Harmonic functions and Maximum Modulus Principle. (Real harmonic function implies holomorphic function?)

Question

Theorem. (Maximum Modulus Principle) $\;$If $f$ is a non-constant holomorphic function in a region $\Omega$, then $f$ cannot attains a maximum in $\Omega$.

Problem. Prove the maximum principle for harmonic functions, that is,

(a) If $u$ is a non-constant real-valued harmonic function in a region $\Omega$, then $u$ cannot attain a maximum in $\Omega$.

(b) Suppose that $\Omega$ is a region with compact closure. If $u$ is harmonic in $\Omega$ and continuous in $\overline{\Omega}$, then $$\sup_{z \in \Omega}|u(z)| \leq \sup_{\partial \Omega}|u(z)|$$

My attempt.

(a) Define $g(z) = u_{x}(z) - iu_{y}(z)$. So, $$\frac{\partial}{\partial x}u_{x} = u_{xx}$$ and $$\frac{\partial}{\partial y}u_{y} = -u_{yy}.$$ Thus, $$\frac{\partial}{\partial x}u_{x} - \frac{\partial}{\partial y}u_{y} = 0 \Longrightarrow \frac{\partial}{\partial x}u_{x} = \frac{\partial}{\partial y}u_{y}.$$ Analogously, $$\frac{\partial}{\partial y}u_{x} = -\frac{\partial}{\partial x}u_{y}.$$ Therefore, $g$ is holomorphic and so, there is $f$ such that $f' = g$ and, up to a constant, $u$ is a real part of $f$, i.e, $u$ is holomorphic. Since $u$ is a non-constant holomorphic function in $\Omega$, $u$ cannot attain a maximum in $\Omega$.
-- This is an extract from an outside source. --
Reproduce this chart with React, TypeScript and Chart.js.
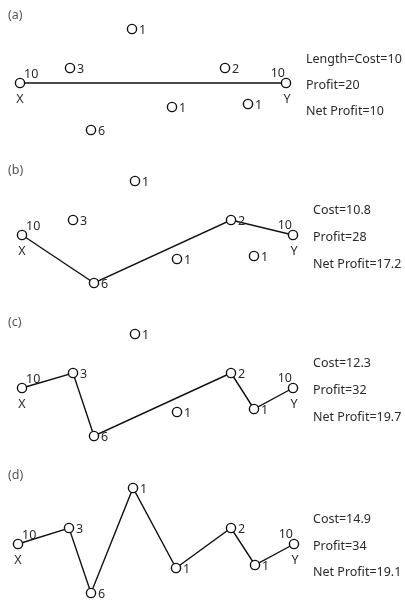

(b) Since $u$ is continuous in $\overline{\Omega}$, attains a maximum in $\overline{\Omega}$. But, by the item (a), the maximum cannot attains in $\Omega$, then $$\sup_{z \in \Omega}|u(z)| \leq \sup_{\partial \Omega}|u(z)|.$$

The problem not seems simple to solve. I suspect I've done something wrong. Can someone help me?

Answer 1

I will suggest a different approach. Suppose $u$ attains its maximum at some point $z_0 \in \Omega$. Then $u(z_0)$ is also the maximum of $u$ in some disc $D(z_0,r)$ contained in $\Omega$. There is an analytic function $f$ whose real part is $u$. Now apply Maximum Modulus Principle to $e^{f}$. Since $|e^{f}|=e^{u}$ it follows that $|e^{f}|$ attains maximum at $z_0$. This implies that $e^{f}$ and hence $f$ is a constant and so is $u$. Let $M =u(z_0)$. Using what we just proves you can verify that $\{z\in \Omega : u(z)=M\}$ is open and closed. Since $\Omega$ is connected it follows that $u$ has the constant value $M$ throughout $\Omega$.

Second part follows immediately. The continuous function $|u|$ attains its maximum at some point $z_1$ in $\overset {-} {\Omega}$ and this must be on the boundary. (It is the maximum of $u$ or $-u$). Hence $u(z)\leq \sup_{\partial \Omega}|u|$ for all $z \in \Omega$. We can also apply this to $-u$ so we get $|u(z)|\leq \sup_{\partial \Omega}|u|$ for all $z$.